What's the difference between using a guitar harmonizer pedal and a vocal harmonizer, for guitar and vocals? Are they interchangeable at all?

#1
I have a Boss Harmonist PS-6 and I was thinking of maybe getting a microphone to try to sing harmonizing/octaved lines sometimes. Would it work at all or does it have a much harder time detecting the pitch from a human voice than from a guitar signal, or is it more that it would give a shitty tone or what? I figured it has to work since it works perfectly fine with my guitar after going through a nearly maxed out distortion pedal. Has anyone here ever done it?
#2
I haven't used one, but I believe most vocal harmonizer rely on a guitar or piano input (or maybe another instrument) for chords to establish what the key is and how it should harmonize. Most guitar pedals work chromatically or need you to set the key manually.

I'd think the biggest problem with using the PS-6 for vocals would be the connection and sending the vocal signal to it so it still keeps the signal in tact.
#3
Quote by I K0nijn I


I'd think the biggest problem with using the PS-6 for vocals would be the connection and sending the vocal signal to it so it still keeps the signal in tact.


Seems to be a totally nonexistent problem. We've had XLR to 1/4" cables for many, many years. And if my voice comes in too weak for the pedal to properly process, I could probably just send it through another pedal like my Boss DS-1 with zero distortion so it can just act like a signal booster, or something else if it's cheap enough to be worth buying for this purpose.
#5
Quote by yamdiddle
I have a Boss Harmonist PS-6 and I was thinking of maybe getting a microphone to try to sing harmonizing/octaved lines sometimes. Would it work at all or does it have a much harder time detecting the pitch from a human voice than from a guitar signal, or is it more that it would give a shitty tone or what? I figured it has to work since it works perfectly fine with my guitar after going through a nearly maxed out distortion pedal. Has anyone here ever done it?
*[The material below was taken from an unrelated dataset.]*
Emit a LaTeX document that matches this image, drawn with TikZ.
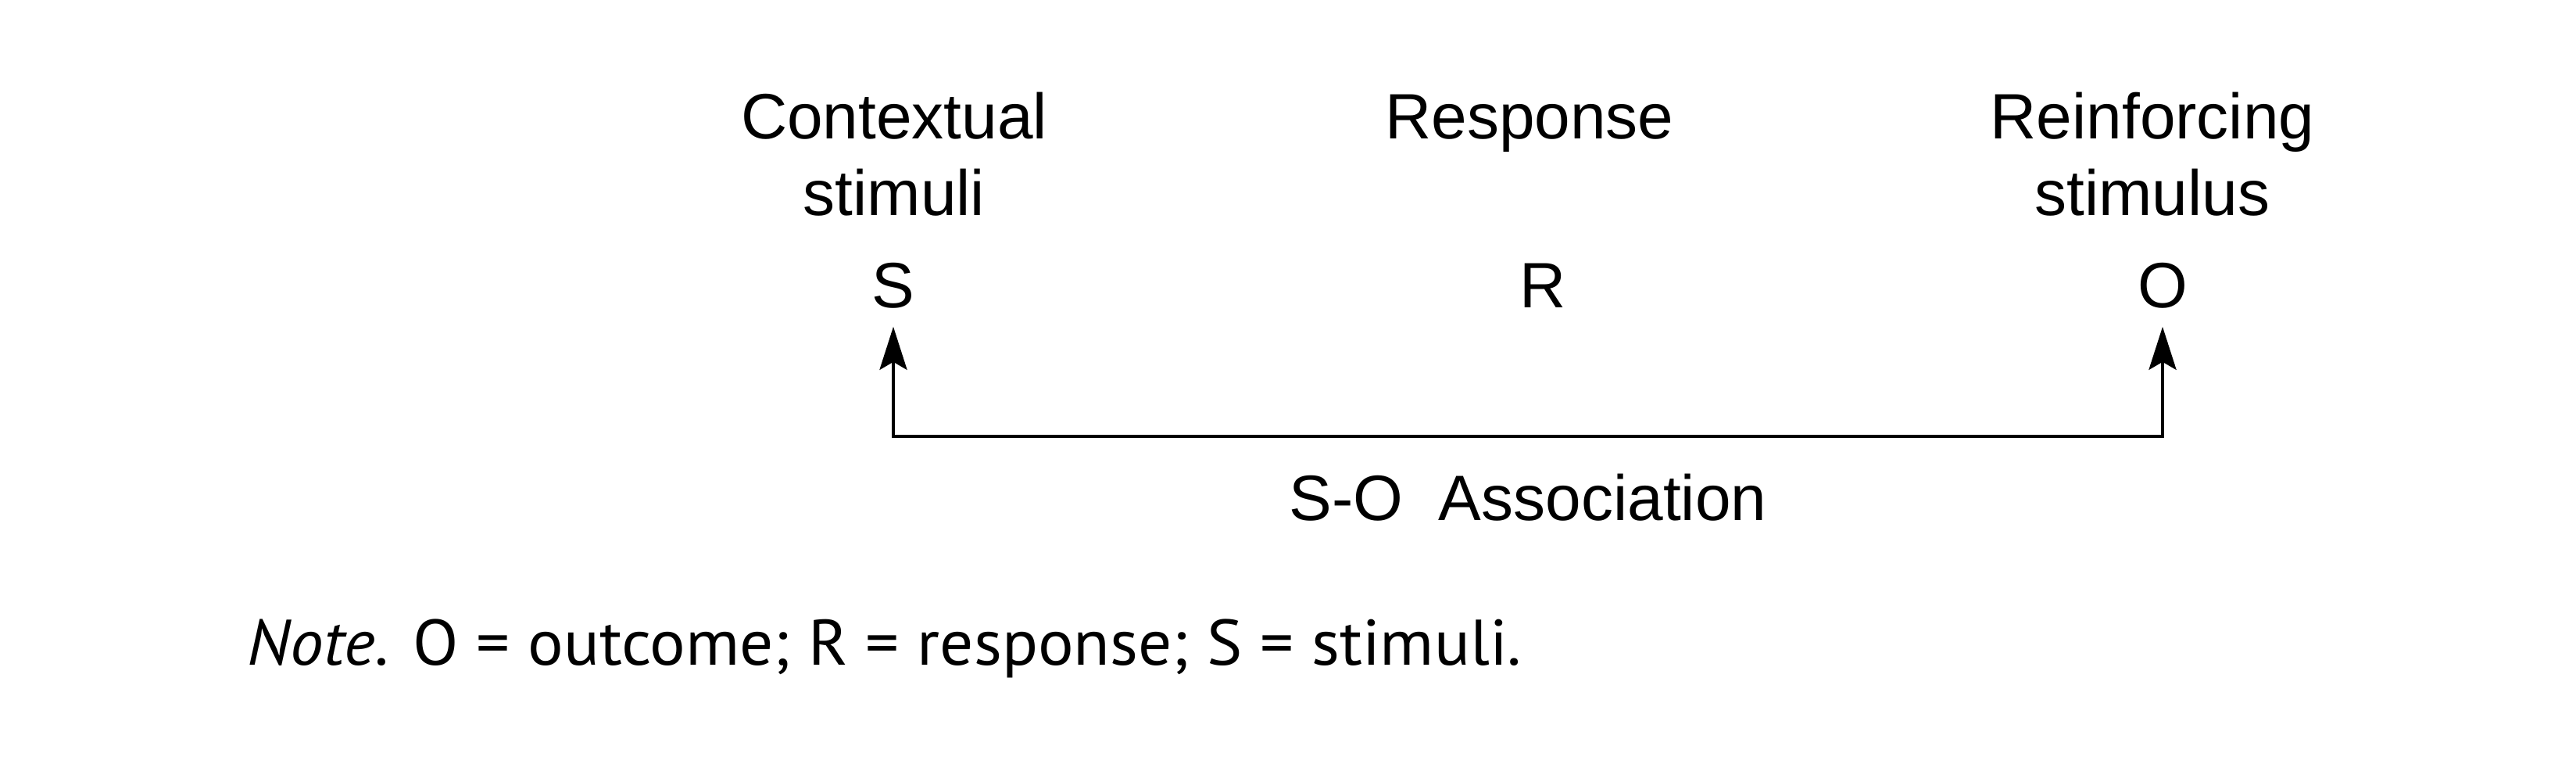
\documentclass[tikz,border=0pt]{standalone}
\usepackage{fontspec}
\setmainfont{Liberation Sans}
\newfontfamily\notefont{PT Sans}
\usetikzlibrary{arrows.meta}
\begin{document}
\begin{tikzpicture}[x=0.25pt,y=-0.25pt,
  lbl/.style={font=\fontsize{20.5pt}{24.5pt}\selectfont, inner sep=0pt, align=center, anchor=base},
  sym/.style={font=\fontsize{20.5pt}{24.5pt}\selectfont, inner xsep=0pt, inner ysep=6pt, text depth=0pt, anchor=base},
  assoc/.style={font=\fontsize{20.5pt}{24.5pt}\selectfont, inner sep=0pt, anchor=base},
  note/.style={font=\notefont\fontsize{20.6pt}{24pt}\selectfont, inner sep=0pt, anchor=base west},
  link/.style={line width=1.05pt, {Stealth[length=13.75pt,width=8.75pt,inset=2.5pt]}-{Stealth[length=13.75pt,width=8.75pt,inset=2.5pt]}}
]
\useasboundingbox (0,0) rectangle (3296,999);
\node[lbl] (ctx) at (1144,275) {Contextual\\stimuli};
\node[lbl] (resp) at (1957,177) {Response};
\node[lbl] (reinf) at (2754,275) {Reinforcing\\stimulus};
\node[sym] (S) at (1143,393) {S};
\node[sym] (R) at (1974,393) {R};
\node[sym] (O) at (2767,393) {O};
\coordinate (bar) at (1955,558);
\draw[link] (S.south) |- (bar) -| (O.south);
\node[assoc] (so) at (1955,665) {S-O\ \ Association};
\node[note] (nt) at (316,850) {\scalebox{1.035}[1]{\textit{Note.} O = outcome; R = response; S = stimuli.}};
\end{tikzpicture}
\end{document}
I imagine you'd get similar results (with vocals) to a point. It's extremely limited, however.

Compared to other vocal processors (like those from TC-Helicon), it's not even close. With the BOSS, you have the choice of maybe half a dozen basic harmonies and that's it. With other processors, your guitar or keyboard signal can trigger instantaneous changes in harmony on the fly. You can choose female or male voices for the harmonies. You can have several kinds of preset harmonies available, and you can work with the processor with your foot OR on a mike stand to be changed with your hand. Much more, including pitch correction, EQ, HardTune, compressor, looping, etc., all in a single unit.
#6
I K0nijn I Not exactly, I'd still like to know how well it would actually work before I buy the rest of the stuff I need to try singing through it.
#7
Quote by yamdiddle
I K0nijn I Not exactly, I'd still like to know how well it would actually work before I buy the rest of the stuff I need to try singing through it.


It's not a good solution for vocals. It's not even a mediocre solution for vocals. If you're going to do this, pick up one of the TC-Helicon pedals for the vocals and keep the Harmonist for the rare and occasional guitar use it will receive. The TC-Helicon setups are *far* more advanced.